Mais quid des associations d’élus ? Les dirigeants de l’AMF, notamment, n’ont eu de cesse depuis le début de la discussion de dénoncer le caractère « absurde », voire « ubuesque » de telles dispositions : ainsi des maires comme François Baroin ou André Laignel qui rencontreraient un ministre en tant que maires de Troyes ou d’Issoudun ne seraient-ils pas des lobbyistes, mais le deviendraient dès lors qu’ils rencontreraient le même ministre en tant que responsables de l’AMF ! Sans oublier, défend l’AMF, que celle-ci est une association reconnue d’utilité publique, ce qui signifie qu’elle est étroitement contrôlée par l’État, et que « tous ses adhérents sont élus au suffrage universel », rappelait André Laignel il y a peu, « à la fois élus locaux et représentants de l’État ».
Dès le début de la discussion au Sénat sur l’article 13, le sénateur du Morbihan et ancien maire d’Auray Michel Le Scouarnec a interpellé le ministre Michel Sapin en lui relatant que « les associations de maires morbihannais (l’avaient) alerté », refusant de voir « leur nom figurer à côté de ceux des représentants d’intérêts privés ». « Ils sont élus au suffrage universel, défendent l’intérêt général, contribuent à l’élaboration des décisions de l’État et à leur application locale », a défendu le sénateur breton. « La défense de l'intérêt général ne doit pas être confondue avec la défense des intérêts privés ! ».
Plusieurs amendements ont été présentés pour ajouter « les associations représentatives d’élus » à la liste d’exclusion des lobbies. « Les associations d'élus concourent utilement à la défense du principe de libre administration des collectivités territoriales et à ce titre défendent l'intérêt général, non des intérêts privés », a défendu le sénateur du Tarn-et-Garonne Yvon Collin. « C’est une question de principe », a surenchéri Alain Vasselle, sénateur-maire d’Oursel-Maison et président de l’Association des maires de l’Oise.
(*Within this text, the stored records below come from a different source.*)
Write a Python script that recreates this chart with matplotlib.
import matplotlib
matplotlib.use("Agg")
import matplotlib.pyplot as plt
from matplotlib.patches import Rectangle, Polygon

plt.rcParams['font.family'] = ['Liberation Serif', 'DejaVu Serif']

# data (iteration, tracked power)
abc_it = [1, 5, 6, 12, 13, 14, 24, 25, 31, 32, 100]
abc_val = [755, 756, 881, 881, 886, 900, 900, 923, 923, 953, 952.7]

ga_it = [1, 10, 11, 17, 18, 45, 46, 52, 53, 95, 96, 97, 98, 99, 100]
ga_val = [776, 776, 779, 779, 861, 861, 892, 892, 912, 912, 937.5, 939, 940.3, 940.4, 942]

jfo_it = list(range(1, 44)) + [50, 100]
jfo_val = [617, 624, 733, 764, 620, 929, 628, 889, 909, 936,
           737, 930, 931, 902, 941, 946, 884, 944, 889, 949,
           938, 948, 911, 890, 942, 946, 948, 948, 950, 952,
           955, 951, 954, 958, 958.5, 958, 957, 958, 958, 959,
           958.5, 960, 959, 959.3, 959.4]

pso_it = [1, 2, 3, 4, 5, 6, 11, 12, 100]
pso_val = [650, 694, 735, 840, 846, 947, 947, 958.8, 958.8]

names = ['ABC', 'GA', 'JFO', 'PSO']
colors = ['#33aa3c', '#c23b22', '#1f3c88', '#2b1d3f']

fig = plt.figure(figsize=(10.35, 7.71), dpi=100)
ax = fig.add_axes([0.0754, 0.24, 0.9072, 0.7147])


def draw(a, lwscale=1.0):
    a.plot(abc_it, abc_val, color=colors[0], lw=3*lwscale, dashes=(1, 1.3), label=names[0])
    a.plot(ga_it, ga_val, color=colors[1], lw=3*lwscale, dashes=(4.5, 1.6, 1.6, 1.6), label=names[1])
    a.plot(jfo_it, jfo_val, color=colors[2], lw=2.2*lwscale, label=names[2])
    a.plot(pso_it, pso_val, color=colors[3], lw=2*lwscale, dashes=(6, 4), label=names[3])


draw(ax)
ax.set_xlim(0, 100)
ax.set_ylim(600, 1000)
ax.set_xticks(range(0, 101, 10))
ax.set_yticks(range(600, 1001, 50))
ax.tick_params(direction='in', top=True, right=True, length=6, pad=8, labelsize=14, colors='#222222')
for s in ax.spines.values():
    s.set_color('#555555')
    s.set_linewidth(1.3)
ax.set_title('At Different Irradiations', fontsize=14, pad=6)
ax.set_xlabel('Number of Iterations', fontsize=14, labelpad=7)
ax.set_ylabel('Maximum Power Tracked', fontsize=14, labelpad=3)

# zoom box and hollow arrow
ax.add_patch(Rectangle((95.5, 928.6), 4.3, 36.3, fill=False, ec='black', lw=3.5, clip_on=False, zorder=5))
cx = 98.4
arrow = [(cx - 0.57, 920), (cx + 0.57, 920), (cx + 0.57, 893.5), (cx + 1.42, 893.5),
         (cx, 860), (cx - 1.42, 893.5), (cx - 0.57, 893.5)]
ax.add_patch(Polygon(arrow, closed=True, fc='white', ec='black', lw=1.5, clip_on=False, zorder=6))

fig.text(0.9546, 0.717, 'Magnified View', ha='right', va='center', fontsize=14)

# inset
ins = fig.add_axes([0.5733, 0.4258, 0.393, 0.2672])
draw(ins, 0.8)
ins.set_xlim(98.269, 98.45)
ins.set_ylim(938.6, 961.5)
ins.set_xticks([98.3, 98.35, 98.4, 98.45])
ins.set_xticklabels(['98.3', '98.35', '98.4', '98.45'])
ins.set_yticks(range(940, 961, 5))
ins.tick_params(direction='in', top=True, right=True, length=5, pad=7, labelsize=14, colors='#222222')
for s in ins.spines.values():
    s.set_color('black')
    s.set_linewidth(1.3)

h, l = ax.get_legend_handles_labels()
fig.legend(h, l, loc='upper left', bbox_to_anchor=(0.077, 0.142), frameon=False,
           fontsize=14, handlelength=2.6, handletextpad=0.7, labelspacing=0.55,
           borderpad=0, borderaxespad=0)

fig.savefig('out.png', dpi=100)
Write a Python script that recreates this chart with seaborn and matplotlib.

Les actions des associations d’élus « ne sont guidées que par la recherche de l'intérêt général. C'est d'ailleurs à ce titre (qu’elles) sont présentes dans nombre d'instances consultatives et qu'elles répondent quotidiennement aux sollicitations de leurs représentants. »
L’amendement qui a finalement été adopté a été signé par plusieurs présidents d’associations départementales de maires (Alain Vasselle de l’Oise, Gérard Masclet du Nord, Jean-François Rapin du Pas-de-Calais, Daniel Chasseing de la Corrèze) ainsi par Caroline Cayeux, sénatrice-maire de Beauvais et présidente de Villes de France. L’amendement proposait que soient exclues les organisations d’élus « en tant qu’instances consultatives de l’État et du Parlement ». Le rapporteur du texte, François Pillet, a proposé une autre rédaction : « exclues dans le cadre du dialogue avec le gouvernement ». Le ministre des Finances, Michel Sapin, sans se montrer convaincu, a finalement cédé en demandant que soit ajoutée la formule « dans les conditions prévues par la loi ». Soulignant ironiquement que cette formule était parfaitement superflue dans la mesure où « il est rare que le législateur exclue les conditions prévues par la loi », le rapporteur a toutefois accepté cette modification dans un esprit de consensus, tout comme Alain Vasselle.
L’article 13 adopté par les sénateurs ne considère plus comme représentants d’intérêts « les associations représentatives des élus dans le cadre du dialogue avec le gouvernement et dans les conditions fixées par la loi. » Ce qui signifie tout de même, en négatif, qu’en dehors de ce cadre précis elles restent considérées comme des lobbies privés. Ce point, explique ce matin Alain Vasselle à Maire info, « n'est pas satisfaisant dans la mesure où il crée une confusion dans l'esprit de nos concitoyens, comme si une association comme l'AMF pouvait faire autre chose que défendre l'intérêt général...». Néanmoins, le président de l'Association des maires de l'Oise considère le vote de cet amendement comme un « victoire » pour l'AMF et les élus, obtenue après avoir « beaucoup insisté auprès du rapporteur ».
Il ne reste plus qu’à savoir si cette rédaction satisfera les représentants de l’Assemblée nationale lors de la commission mixte paritaire qui se réunira après l’adoption du texte par le Sénat.